Further, for as long as I can remember, having the house paid off by retirement has been common financial advice. It is a big financial and more importantly, psychological, milestone. And one that can really help in retirement not to have to worry about making that mortgage payment. In turn, that means less retirement income is needed.
Still, is paying off your mortgage a good way to save for retirement?
There are many schools of thought on this, and I can’t deny the psychological and emotional benefits of a mortgage free home. That, by itself, is invaluable. Let’s consider an extreme example - once you retire, would you rather have:
A. $500k house with no mortgage but no retirement savings
B. $500k house with a $500k mortgage but have $500k in retirement savings?
The trouble with equity in real estate is that it’s illiquid. Meaning that you can’t just drive to the ATM to take out cash from your house. So if you need to get money - from the equity in your home - to pay for groceries or any other expense, you would have to go back into debt (getting a home equity line of credit) or sell the house. There’s no other way to get the cash.
However, paying off the mortgage can be a good way to save for retirement IF - IF the retiree is willing to use the equity in the home as a source of retirement cash. Typically, this would be done through a Home Equity Conversion Mortgage, or more popularly known as a reverse mortgage.
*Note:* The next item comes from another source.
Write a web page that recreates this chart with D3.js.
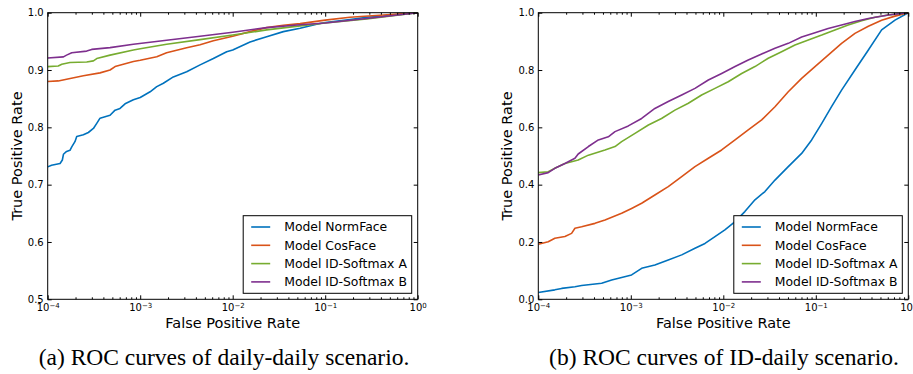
<!DOCTYPE html>
<html>
<head>
<meta charset="utf-8">
<script src="https://cdn.jsdelivr.net/npm/d3@7"></script>
<style>
  body { margin: 0; background: #fff; }
  svg { display: block; font-family: "DejaVu Sans", sans-serif; }
</style>
</head>
<body>
<svg id="chart" width="913" height="374"></svg>
<script>
// legend entries, shared by both panels
const seriesNames = ["Model NormFace", "Model CosFace", "Model ID-Softmax A", "Model ID-Softmax B"];
const seriesColors = ["#0072bd", "#d95319", "#77ac30", "#7e2f8e"];

// (a) daily-daily: [false positive rate, true positive rate]
const dailyNormFace = [[1e-4,0.731],[1.1e-4,0.734],[1.36e-4,0.737],[1.44e-4,0.743],[1.48e-4,0.753],[1.6e-4,0.758],[1.74e-4,0.760],[1.82e-4,0.766],[1.97e-4,0.775],[2.06e-4,0.784],[2.43e-4,0.787],[2.75e-4,0.791],[3.12e-4,0.798],[3.39e-4,0.807],[3.68e-4,0.816],[4.72e-4,0.821],[5.35e-4,0.830],[6.05e-4,0.833],[6.86e-4,0.841],[8.44e-4,0.848],[1e-3,0.852],[1.28e-3,0.862],[1.51e-3,0.871],[1.78e-3,0.877],[2.28e-3,0.888],[3.18e-3,0.897],[4.44e-3,0.909],[6.18e-3,0.920],[8.61e-3,0.932],[1e-2,0.935],[1.54e-2,0.949],[2.33e-2,0.958],[3.53e-2,0.967],[5.35e-2,0.973],[8.09e-2,0.980],[0.1,0.983],[0.185,0.988],[0.281,0.992],[0.425,0.994],[0.644,0.997],[1,1]];
const dailyCosFace = [[1e-4,0.880],[1.3e-4,0.881],[1.6e-4,0.884],[2.43e-4,0.890],[3.68e-4,0.895],[4.72e-4,0.900],[5.35e-4,0.906],[8.44e-4,0.915],[1e-3,0.917],[1.51e-3,0.923],[1.93e-3,0.930],[3.18e-3,0.939],[4.44e-3,0.944],[6.18e-3,0.951],[1e-2,0.959],[1.54e-2,0.967],[2.33e-2,0.974],[3.53e-2,0.978],[5.35e-2,0.981],[0.1,0.987],[0.185,0.992],[0.425,0.996],[1,1]];
const dailySoftmaxA = [[1e-4,0.906],[1.3e-4,0.907],[1.42e-4,0.910],[1.74e-4,0.913],[2.64e-4,0.914],[3.12e-4,0.916],[3.39e-4,0.920],[4.72e-4,0.926],[8.44e-4,0.935],[1e-3,0.937],[1.93e-3,0.945],[4.44e-3,0.953],[1e-2,0.961],[2.33e-2,0.970],[5.35e-2,0.977],[0.1,0.982],[0.281,0.989],[1,1]];
const dailySoftmaxB = [[1e-4,0.921],[1.48e-4,0.923],[1.6e-4,0.926],[1.82e-4,0.930],[2.64e-4,0.933],[2.99e-4,0.936],[4.72e-4,0.939],[8.44e-4,0.945],[1.93e-3,0.952],[4.44e-3,0.959],[1e-2,0.966],[2.33e-2,0.974],[5.35e-2,0.979],[0.1,0.982],[0.281,0.990],[1,1]];

// (b) ID-daily
const idNormFace = [[1e-4,0.024],[1.51e-4,0.033],[1.79e-4,0.038],[2.49e-4,0.044],[2.94e-4,0.048],[4.84e-4,0.056],[6.21e-4,0.067],[7.96e-4,0.076],[1.02e-3,0.085],[1.31e-3,0.108],[1.82e-3,0.120],[2.54e-3,0.137],[3.55e-3,0.155],[4.94e-3,0.178],[6.34e-3,0.195],[8.13e-3,0.219],[1.04e-2,0.242],[1.34e-2,0.271],[1.71e-2,0.306],[2.2e-2,0.347],[2.82e-2,0.376],[3.62e-2,0.416],[5.04e-2,0.463],[7.03e-2,0.509],[9.02e-2,0.556],[0.116,0.614],[0.148,0.672],[0.19,0.730],[0.265,0.800],[0.37,0.870],[0.515,0.940],[0.718,0.974],[1,1]];
const idCosFace = [[1e-4,0.192],[1.28e-4,0.201],[1.51e-4,0.213],[1.94e-4,0.219],[2.29e-4,0.230],[2.49e-4,0.248],[2.94e-4,0.253],[4.1e-4,0.265],[5.26e-4,0.277],[7.96e-4,0.300],[1.02e-3,0.317],[1.31e-3,0.335],[1.82e-3,0.364],[2.54e-3,0.393],[3.55e-3,0.428],[4.94e-3,0.463],[6.89e-3,0.492],[9.6e-3,0.521],[1.34e-2,0.556],[1.86e-2,0.591],[2.6e-2,0.626],[3.62e-2,0.672],[5.04e-2,0.724],[7.03e-2,0.771],[9.8e-2,0.812],[0.136,0.852],[0.19,0.893],[0.265,0.928],[0.37,0.953],[0.515,0.974],[0.718,0.988],[1,1]];
const idSoftmaxA = [[1e-4,0.442],[1.28e-4,0.445],[1.51e-4,0.457],[1.94e-4,0.474],[2.7e-4,0.486],[3.48e-4,0.503],[5.26e-4,0.521],[6.75e-4,0.533],[7.96e-4,0.550],[1.11e-3,0.579],[1.55e-3,0.608],[2.15e-3,0.631],[3e-3,0.660],[4.19e-3,0.684],[5.83e-3,0.713],[8.13e-3,0.736],[1.13e-2,0.759],[1.58e-2,0.788],[2.2e-2,0.812],[3.06e-2,0.841],[4.27e-2,0.864],[5.95e-2,0.887],[8.3e-2,0.905],[0.116,0.922],[0.161,0.940],[0.224,0.957],[0.313,0.972],[0.436,0.984],[0.608,0.992],[1,1]];
const idSoftmaxB = [[1e-4,0.434],[1.28e-4,0.442],[1.51e-4,0.457],[1.94e-4,0.474],[2.49e-4,0.492],[2.7e-4,0.507],[3.48e-4,0.533],[4.46e-4,0.556],[5.71e-4,0.567],[6.75e-4,0.585],[9.4e-4,0.605],[1.31e-3,0.631],[1.82e-3,0.666],[2.54e-3,0.690],[3.55e-3,0.713],[4.94e-3,0.736],[6.89e-3,0.765],[9.6e-3,0.788],[1.34e-2,0.812],[1.86e-2,0.835],[2.6e-2,0.856],[3.62e-2,0.876],[5.04e-2,0.893],[7.03e-2,0.915],[9.8e-2,0.930],[0.136,0.945],[0.19,0.957],[0.265,0.969],[0.37,0.980],[0.608,0.992],[1,1]];

// ticks
const xMajorTicks = [1e-4, 1e-3, 1e-2, 1e-1, 1];
const dailyYTicks = [0.5, 0.6, 0.7, 0.8, 0.9, 1.0];
const idYTicks = [0.0, 0.2, 0.4, 0.6, 0.8, 1.0];

const captions = ["(a) ROC curves of daily-daily scenario.", "(b) ROC curves of ID-daily scenario."];

(function () {
  const svg = d3.select("#chart");
  const top = 12.7, bottom = 299.3;
  const xMinorTicks = d3.range(-4, 0).flatMap(n => d3.range(2, 10).map(k => k * Math.pow(10, n)));

  function drawPanel(p, idx) {
    const x = d3.scaleLog().domain([1e-4, 1]).range([p.left, p.right]);
    const y = d3.scaleLinear().domain(p.yDomain).range([bottom, top]);
    const g = svg.append("g");

    const clipId = "clip" + idx;
    svg.append("clipPath").attr("id", clipId)
      .append("rect")
      .attr("x", p.left).attr("y", top)
      .attr("width", p.right - p.left).attr("height", bottom - top);

    const line = d3.line().x(d => x(d[0])).y(d => y(d[1]));
    g.append("g").attr("clip-path", `url(#${clipId})`)
      .selectAll("path")
      .data(p.series)
      .join("path")
      .attr("d", line)
      .attr("fill", "none")
      .attr("stroke", (d, i) => seriesColors[i])
      .attr("stroke-width", 1.6)
      .attr("stroke-linejoin", "round");

    // axes, ticks pointing inward
    const styleAxis = sel => {
      sel.select(".domain").remove();
      sel.attr("font-family", "DejaVu Sans").attr("font-size", 10);
      sel.selectAll(".tick line").attr("stroke", "#000");
      sel.selectAll(".tick text").attr("fill", "#000");
    };

    const gx = g.append("g").attr("transform", `translate(0,${bottom})`)
      .call(d3.axisBottom(x).tickValues(xMajorTicks).tickSize(-4).tickSizeOuter(0).tickPadding(5).tickFormat(() => "10"))
      .call(styleAxis);
    gx.selectAll(".tick text").append("tspan")
      .attr("dy", "-0.45em")
      .attr("font-size", 7)
      .text(d => String(Math.round(Math.log10(d))).replace("-", "\u2212"));
    g.append("g").attr("transform", `translate(0,${bottom})`)
      .call(d3.axisBottom(x).tickValues(xMinorTicks).tickSize(-2).tickSizeOuter(0).tickFormat(""))
      .call(styleAxis);
    g.append("g").attr("transform", `translate(0,${top})`)
      .call(d3.axisTop(x).tickValues(xMajorTicks).tickSize(-4).tickSizeOuter(0).tickFormat(""))
      .call(styleAxis);
    g.append("g").attr("transform", `translate(0,${top})`)
      .call(d3.axisTop(x).tickValues(xMinorTicks).tickSize(-2).tickSizeOuter(0).tickFormat(""))
      .call(styleAxis);

    g.append("g").attr("transform", `translate(${p.left},0)`)
      .call(d3.axisLeft(y).tickValues(p.yTicks).tickSize(-4).tickSizeOuter(0).tickPadding(4).tickFormat(d3.format(".1f")))
      .call(styleAxis);
    g.append("g").attr("transform", `translate(${p.right},0)`)
      .call(d3.axisRight(y).tickValues(p.yTicks).tickSize(-4).tickSizeOuter(0).tickFormat(""))
      .call(styleAxis);

    g.append("rect")
      .attr("x", p.left).attr("y", top)
      .attr("width", p.right - p.left).attr("height", bottom - top)
      .attr("fill", "none").attr("stroke", "#000").attr("stroke-width", 1);

    // legend, lower right
    const lw = 168.5, lh = 77.6;
    const lx = p.right - 6 - lw, ly = bottom - 6 - lh;
    const lg = g.append("g").attr("transform", `translate(${lx},${ly})`);
    lg.append("rect").attr("width", lw).attr("height", lh)
      .attr("fill", "#fff").attr("stroke", "#000").attr("stroke-width", 1);
    const items = lg.selectAll("g.item").data(seriesNames).join("g")
      .attr("class", "item")
      .attr("transform", (d, i) => `translate(0,${11.3 + i * 18.3})`);
    items.append("line")
      .attr("x1", 8).attr("x2", 27)
      .attr("stroke", (d, i) => seriesColors[i]).attr("stroke-width", 1.6);
    items.append("text")
      .attr("x", 41).attr("dy", "0.36em")
      .attr("font-size", 12.4)
      .text(d => d);

    // axis titles
    g.append("text")
      .attr("x", (p.left + p.right) / 2).attr("y", 328)
      .attr("text-anchor", "middle").attr("font-size", 14.5)
      .text("False Positive Rate");
    g.append("text")
      .attr("transform", `translate(${p.left - 26},${(top + bottom) / 2}) rotate(-90)`)
      .attr("text-anchor", "middle").attr("font-size", 14.5)
      .text("True Positive Rate");

    svg.append("text")
      .attr("x", p.captionX).attr("y", 365)
      .attr("text-anchor", "middle")
      .attr("font-family", "Liberation Serif, Times New Roman, serif")
      .attr("font-size", 23.5)
      .text(captions[idx]);
  }

  drawPanel({
    left: 47.7, right: 417.7, yDomain: [0.5, 1.0], yTicks: dailyYTicks, captionX: 224,
    series: [dailyNormFace, dailyCosFace, dailySoftmaxA, dailySoftmaxB]
  }, 0);
  drawPanel({
    left: 538.3, right: 908.3, yDomain: [0, 1.0], yTicks: idYTicks, captionX: 724,
    series: [idNormFace, idCosFace, idSoftmaxA, idSoftmaxB]
  }, 1);
})();
</script>
</body>
</html>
Before you flip out, this is simply a tool and can be a very effective tool and a tax free buffer asset that can make other retirement savings, such as 401ks, last a lot longer. In fact, research backs up the usefulness of reverse mortgages. Perhaps you’ve heard of this organization - Stanford University. The Center on Longevity studied this very issue and found that one of the most effective ways to manage retirement income was to combined IRA distributions with a reverse mortgage (11/29/17, Optimizing Retirement Income by Integrating Retirement Plans, IRAs and Home Equity).
The study considered using a reverse mortgage 3 ways:
1. As a resource to tap for unexpected expenses, such as long term care
2. To provide regular fixed income, similar to an annuity or pension
3. Provide income when investment returns are unfavorable
In each scenario they ran, incorporating a reverse mortgage helped reduce the chances of running out money in retirement and provided more overall income. The report did not even take into account taxes, which would have made the results even better as draws from a reverse mortgage are tax free.
Think about why you get hammers, pliers, wrenches and screwdrivers when buying a toolkit at the hardware store. It’s to provide you with the ability to handle a wide range of possibilities because you may not know what kind of situations you will run into. Same with retirement tools like reverse mortgages, 401k and IRA, annuities, life insurance and Social Security.
So, can paying off the mortgage be a good strategy to save for retirement? Yes, IF you are willing to use the equity later.
Otherwise, just make your regular payment and save for retirement elsewhere.
My content is for educational purposes only and should not be construed as advice or any kind of solicitation to buy or sell anything. As always, consult your own financial or tax professional for your own specific situation. Your mileage may vary. Batteries not included.